Complete books: A high-resolution book of 800-1200 pages (as is used in academic contexts) is easily 100mb+ even when compressed fully to Adobe 10 standards
Videos: Increasingly, digital video is commonplace for conferences and presentations. Publicly accessible links are ephemeral; it would therefore be advantageous to upload the actual video into the reference manager
If it’s not possible, a humble suggestion since Google Drive storage is relatively inexpensive these days, it’s likely that others will increasingly be looking to store a copy of the underlying reference to ensure that a record of it isn’t lost. So it may be a feature worth adding.
Hi - I was told that we can split the documents into smaller files to overcome the limit. I compressed the hell out of a PDF to get it to fit but of course quality is terrible.
@ajn Thank you for your suggestion. There are currently no plans to increase the limit but the team may reconsider that in the future. Some workarounds include compressing the file as @Adrienne_Boudreau suggested, splitting a PDF using an external tool (for example, splitting a book into chapters), or saving the file in Google Drive (making sure not to put it into the Paperpile folder) and putting the Drive URL into the note field of the reference.
Hi,
It would be very helpful if the file size limit could be extended beyond 1 or 2 GB. I am trying to migrate my EndNote database to Paperpile, but the current limit is causing some difficulties. My scanned books from the 1700s and 1800s cannot be attached to Paperpile due to their large size, and splitting them into chapters is not convenient for accessing the entire content.

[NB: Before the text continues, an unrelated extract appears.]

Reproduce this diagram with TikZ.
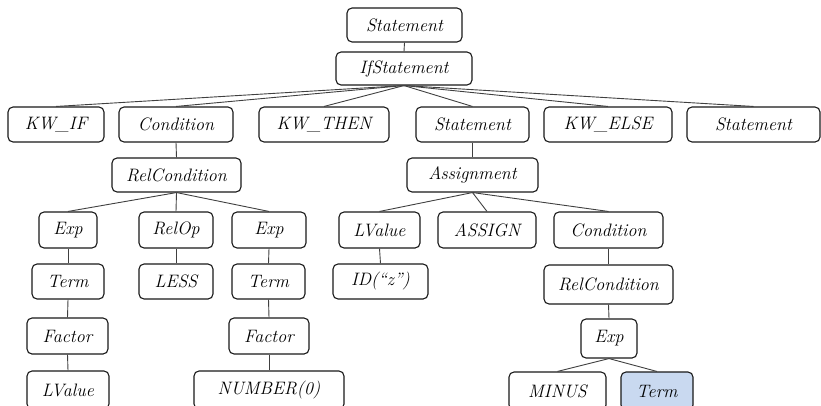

Welcome to the forum, @Jae-Ho_Jung, and thank you for adding your +1 to this request on this thread! Just to confirm, were you able to upload the other PDFs in your database apart from these larger files? We currently have a 100MB limit due to past issues with handling larger files, though this may be revisited in the future. I’ve noted your feedback in our internal feature tracker for future consideration.
In the meantime, a workaround is to use third-party software to compress or split the files into smaller parts, then attach them using the paperclip icon beneath the reference. You can attach as many files as needed this way.